Exercise objective
Leave the pictures out. Return all other data exactly.

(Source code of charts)
┌────────

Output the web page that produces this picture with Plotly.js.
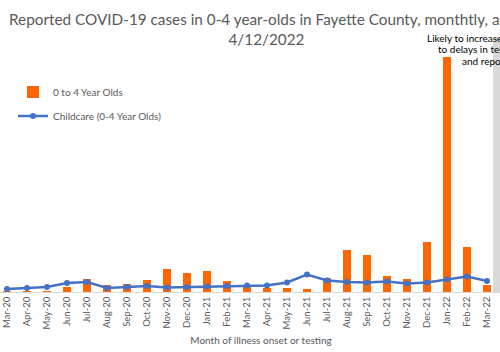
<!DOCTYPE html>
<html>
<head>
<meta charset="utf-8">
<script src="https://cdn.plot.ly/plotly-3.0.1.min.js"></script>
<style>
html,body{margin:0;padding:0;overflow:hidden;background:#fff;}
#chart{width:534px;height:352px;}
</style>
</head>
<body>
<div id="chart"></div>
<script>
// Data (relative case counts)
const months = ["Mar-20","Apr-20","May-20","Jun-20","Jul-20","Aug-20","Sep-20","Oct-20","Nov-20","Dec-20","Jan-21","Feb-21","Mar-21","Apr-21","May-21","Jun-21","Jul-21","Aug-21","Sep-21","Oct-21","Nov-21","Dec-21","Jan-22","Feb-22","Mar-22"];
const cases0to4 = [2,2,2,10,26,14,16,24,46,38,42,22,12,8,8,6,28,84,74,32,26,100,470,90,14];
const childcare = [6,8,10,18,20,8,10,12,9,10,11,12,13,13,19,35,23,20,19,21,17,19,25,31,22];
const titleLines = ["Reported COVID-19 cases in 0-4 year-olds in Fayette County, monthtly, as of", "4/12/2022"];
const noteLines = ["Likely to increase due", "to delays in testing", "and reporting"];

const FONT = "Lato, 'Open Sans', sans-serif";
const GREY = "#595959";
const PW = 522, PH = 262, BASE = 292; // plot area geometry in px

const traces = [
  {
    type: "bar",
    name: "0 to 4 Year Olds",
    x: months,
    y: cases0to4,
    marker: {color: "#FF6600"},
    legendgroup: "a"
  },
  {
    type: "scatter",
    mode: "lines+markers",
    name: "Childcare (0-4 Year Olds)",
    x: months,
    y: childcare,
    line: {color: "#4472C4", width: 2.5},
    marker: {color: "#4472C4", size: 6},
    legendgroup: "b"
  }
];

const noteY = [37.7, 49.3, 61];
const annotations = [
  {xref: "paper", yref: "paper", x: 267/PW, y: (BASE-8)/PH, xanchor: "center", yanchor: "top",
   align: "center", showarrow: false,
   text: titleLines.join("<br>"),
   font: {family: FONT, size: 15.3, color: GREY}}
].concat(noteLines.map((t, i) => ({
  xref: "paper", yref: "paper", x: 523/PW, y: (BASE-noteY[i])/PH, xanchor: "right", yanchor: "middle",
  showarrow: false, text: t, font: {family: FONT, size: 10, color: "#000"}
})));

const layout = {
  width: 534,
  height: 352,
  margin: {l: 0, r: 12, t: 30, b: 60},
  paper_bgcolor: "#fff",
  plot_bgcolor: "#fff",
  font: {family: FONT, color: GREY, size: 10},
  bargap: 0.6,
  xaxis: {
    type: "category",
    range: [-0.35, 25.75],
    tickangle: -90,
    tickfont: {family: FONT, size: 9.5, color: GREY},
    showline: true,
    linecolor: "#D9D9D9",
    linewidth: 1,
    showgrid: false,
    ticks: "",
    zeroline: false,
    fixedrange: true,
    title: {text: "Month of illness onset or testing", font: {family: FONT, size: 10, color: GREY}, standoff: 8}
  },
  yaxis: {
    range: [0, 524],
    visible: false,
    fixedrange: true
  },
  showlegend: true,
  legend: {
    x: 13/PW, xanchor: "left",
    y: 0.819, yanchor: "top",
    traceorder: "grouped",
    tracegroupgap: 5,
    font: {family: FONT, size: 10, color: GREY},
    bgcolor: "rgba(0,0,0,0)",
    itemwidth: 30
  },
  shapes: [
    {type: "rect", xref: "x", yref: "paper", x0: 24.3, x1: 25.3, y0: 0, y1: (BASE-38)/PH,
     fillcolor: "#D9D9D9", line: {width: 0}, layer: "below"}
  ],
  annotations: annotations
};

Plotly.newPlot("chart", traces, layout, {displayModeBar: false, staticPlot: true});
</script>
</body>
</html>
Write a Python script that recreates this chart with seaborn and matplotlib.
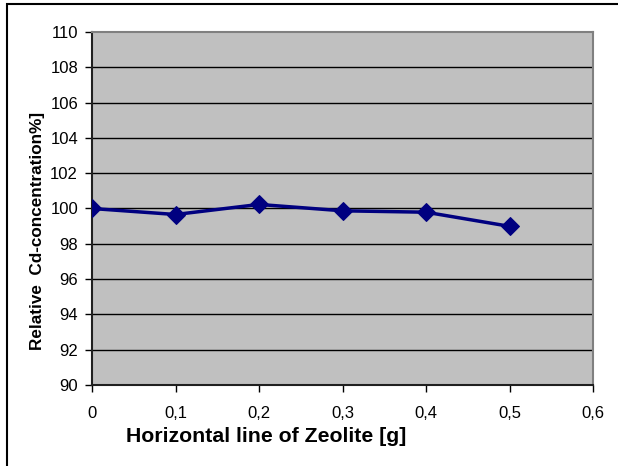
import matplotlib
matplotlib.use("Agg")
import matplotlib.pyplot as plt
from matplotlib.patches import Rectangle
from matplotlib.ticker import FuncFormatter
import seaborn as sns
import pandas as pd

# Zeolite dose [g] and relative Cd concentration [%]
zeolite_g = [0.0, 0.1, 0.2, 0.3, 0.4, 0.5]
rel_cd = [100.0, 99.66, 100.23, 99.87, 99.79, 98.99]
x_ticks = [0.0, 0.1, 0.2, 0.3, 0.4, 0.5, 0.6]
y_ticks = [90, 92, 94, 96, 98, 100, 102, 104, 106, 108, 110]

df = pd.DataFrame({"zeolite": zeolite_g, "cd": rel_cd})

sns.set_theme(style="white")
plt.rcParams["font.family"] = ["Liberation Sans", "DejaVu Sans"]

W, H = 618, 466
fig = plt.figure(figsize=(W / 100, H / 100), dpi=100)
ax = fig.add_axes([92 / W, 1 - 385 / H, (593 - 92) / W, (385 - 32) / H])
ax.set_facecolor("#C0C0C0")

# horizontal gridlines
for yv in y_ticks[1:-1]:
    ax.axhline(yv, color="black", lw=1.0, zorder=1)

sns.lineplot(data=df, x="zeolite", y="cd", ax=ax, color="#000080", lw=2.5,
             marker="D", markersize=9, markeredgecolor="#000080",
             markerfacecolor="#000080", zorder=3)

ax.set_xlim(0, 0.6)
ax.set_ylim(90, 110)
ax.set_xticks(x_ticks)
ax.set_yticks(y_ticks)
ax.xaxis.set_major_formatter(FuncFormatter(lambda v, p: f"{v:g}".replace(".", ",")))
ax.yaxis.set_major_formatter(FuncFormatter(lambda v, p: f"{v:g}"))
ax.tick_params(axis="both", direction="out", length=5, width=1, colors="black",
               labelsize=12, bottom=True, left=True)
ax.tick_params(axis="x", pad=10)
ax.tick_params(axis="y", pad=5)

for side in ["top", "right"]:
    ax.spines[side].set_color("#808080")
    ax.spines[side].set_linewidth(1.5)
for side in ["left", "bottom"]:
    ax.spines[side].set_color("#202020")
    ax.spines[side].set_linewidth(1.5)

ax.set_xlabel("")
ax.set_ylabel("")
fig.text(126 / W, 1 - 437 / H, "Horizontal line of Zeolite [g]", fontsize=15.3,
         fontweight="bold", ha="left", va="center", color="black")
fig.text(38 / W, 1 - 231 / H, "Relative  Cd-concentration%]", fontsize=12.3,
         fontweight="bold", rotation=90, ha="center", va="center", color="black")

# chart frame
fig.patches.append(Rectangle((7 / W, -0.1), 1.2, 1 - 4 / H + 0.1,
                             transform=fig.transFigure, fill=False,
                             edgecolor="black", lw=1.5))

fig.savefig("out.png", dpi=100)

└────────

Response
Output the web page that produces this picture with Plotly.js.
<!DOCTYPE html>
<html>
<head>
<meta charset="utf-8">
<script src="https://cdn.plot.ly/plotly-3.0.1.min.js"></script>
<style>
html,body{margin:0;padding:0;overflow:hidden;background:#fff;}
#chart{width:534px;height:352px;}
</style>
</head>
<body>
<div id="chart"></div>
<script>
// Data (relative case counts)
const months = ["Mar-20","Apr-20","May-20","Jun-20","Jul-20","Aug-20","Sep-20","Oct-20","Nov-20","Dec-20","Jan-21","Feb-21","Mar-21","Apr-21","May-21","Jun-21","Jul-21","Aug-21","Sep-21","Oct-21","Nov-21","Dec-21","Jan-22","Feb-22","Mar-22"];
const cases0to4 = [2,2,2,10,26,14,16,24,46,38,42,22,12,8,8,6,28,84,74,32,26,100,470,90,14];
const childcare = [6,8,10,18,20,8,10,12,9,10,11,12,13,13,19,35,23,20,19,21,17,19,25,31,22];
const titleLines = ["Reported COVID-19 cases in 0-4 year-olds in Fayette County, monthtly, as of", "4/12/2022"];
const noteLines = ["Likely to increase due", "to delays in testing", "and reporting"];

const FONT = "Lato, 'Open Sans', sans-serif";
const GREY = "#595959";
const PW = 522, PH = 262, BASE = 292; // plot area geometry in px

const traces = [
  {
    type: "bar",
    name: "0 to 4 Year Olds",
    x: months,
    y: cases0to4,
    marker: {color: "#FF6600"},
    legendgroup: "a"
  },
  {
    type: "scatter",
    mode: "lines+markers",
    name: "Childcare (0-4 Year Olds)",
    x: months,
    y: childcare,
    line: {color: "#4472C4", width: 2.5},
    marker: {color: "#4472C4", size: 6},
    legendgroup: "b"
  }
];

const noteY = [37.7, 49.3, 61];
const annotations = [
  {xref: "paper", yref: "paper", x: 267/PW, y: (BASE-8)/PH, xanchor: "center", yanchor: "top",
   align: "center", showarrow: false,
   text: titleLines.join("<br>"),
   font: {family: FONT, size: 15.3, color: GREY}}
].concat(noteLines.map((t, i) => ({
  xref: "paper", yref: "paper", x: 523/PW, y: (BASE-noteY[i])/PH, xanchor: "right", yanchor: "middle",
  showarrow: false, text: t, font: {family: FONT, size: 10, color: "#000"}
})));

const layout = {
  width: 534,
  height: 352,
  margin: {l: 0, r: 12, t: 30, b: 60},
  paper_bgcolor: "#fff",
  plot_bgcolor: "#fff",
  font: {family: FONT, color: GREY, size: 10},
  bargap: 0.6,
  xaxis: {
    type: "category",
    range: [-0.35, 25.75],
    tickangle: -90,
    tickfont: {family: FONT, size: 9.5, color: GREY},
    showline: true,
    linecolor: "#D9D9D9",
    linewidth: 1,
    showgrid: false,
    ticks: "",
    zeroline: false,
    fixedrange: true,
    title: {text: "Month of illness onset or testing", font: {family: FONT, size: 10, color: GREY}, standoff: 8}
  },
  yaxis: {
    range: [0, 524],
    visible: false,
    fixedrange: true
  },
  showlegend: true,
  legend: {
    x: 13/PW, xanchor: "left",
    y: 0.819, yanchor: "top",
    traceorder: "grouped",
    tracegroupgap: 5,
    font: {family: FONT, size: 10, color: GREY},
    bgcolor: "rgba(0,0,0,0)",
    itemwidth: 30
  },
  shapes: [
    {type: "rect", xref: "x", yref: "paper", x0: 24.3, x1: 25.3, y0: 0, y1: (BASE-38)/PH,
     fillcolor: "#D9D9D9", line: {width: 0}, layer: "below"}
  ],
  annotations: annotations
};

Plotly.newPlot("chart", traces, layout, {displayModeBar: false, staticPlot: true});
</script>
</body>
</html>
Write a Python script that recreates this chart with seaborn and matplotlib.
import matplotlib
matplotlib.use("Agg")
import matplotlib.pyplot as plt
from matplotlib.patches import Rectangle
from matplotlib.ticker import FuncFormatter
import seaborn as sns
import pandas as pd

# Zeolite dose [g] and relative Cd concentration [%]
zeolite_g = [0.0, 0.1, 0.2, 0.3, 0.4, 0.5]
rel_cd = [100.0, 99.66, 100.23, 99.87, 99.79, 98.99]
x_ticks = [0.0, 0.1, 0.2, 0.3, 0.4, 0.5, 0.6]
y_ticks = [90, 92, 94, 96, 98, 100, 102, 104, 106, 108, 110]

df = pd.DataFrame({"zeolite": zeolite_g, "cd": rel_cd})

sns.set_theme(style="white")
plt.rcParams["font.family"] = ["Liberation Sans", "DejaVu Sans"]

W, H = 618, 466
fig = plt.figure(figsize=(W / 100, H / 100), dpi=100)
ax = fig.add_axes([92 / W, 1 - 385 / H, (593 - 92) / W, (385 - 32) / H])
ax.set_facecolor("#C0C0C0")

# horizontal gridlines
for yv in y_ticks[1:-1]:
    ax.axhline(yv, color="black", lw=1.0, zorder=1)

sns.lineplot(data=df, x="zeolite", y="cd", ax=ax, color="#000080", lw=2.5,
             marker="D", markersize=9, markeredgecolor="#000080",
             markerfacecolor="#000080", zorder=3)

ax.set_xlim(0, 0.6)
ax.set_ylim(90, 110)
ax.set_xticks(x_ticks)
ax.set_yticks(y_ticks)
ax.xaxis.set_major_formatter(FuncFormatter(lambda v, p: f"{v:g}".replace(".", ",")))
ax.yaxis.set_major_formatter(FuncFormatter(lambda v, p: f"{v:g}"))
ax.tick_params(axis="both", direction="out", length=5, width=1, colors="black",
               labelsize=12, bottom=True, left=True)
ax.tick_params(axis="x", pad=10)
ax.tick_params(axis="y", pad=5)

for side in ["top", "right"]:
    ax.spines[side].set_color("#808080")
    ax.spines[side].set_linewidth(1.5)
for side in ["left", "bottom"]:
    ax.spines[side].set_color("#202020")
    ax.spines[side].set_linewidth(1.5)

ax.set_xlabel("")
ax.set_ylabel("")
fig.text(126 / W, 1 - 437 / H, "Horizontal line of Zeolite [g]", fontsize=15.3,
         fontweight="bold", ha="left", va="center", color="black")
fig.text(38 / W, 1 - 231 / H, "Relative  Cd-concentration%]", fontsize=12.3,
         fontweight="bold", rotation=90, ha="center", va="center", color="black")

# chart frame
fig.patches.append(Rectangle((7 / W, -0.1), 1.2, 1 - 4 / H + 0.1,
                             transform=fig.transFigure, fill=False,
                             edgecolor="black", lw=1.5))

fig.savefig("out.png", dpi=100)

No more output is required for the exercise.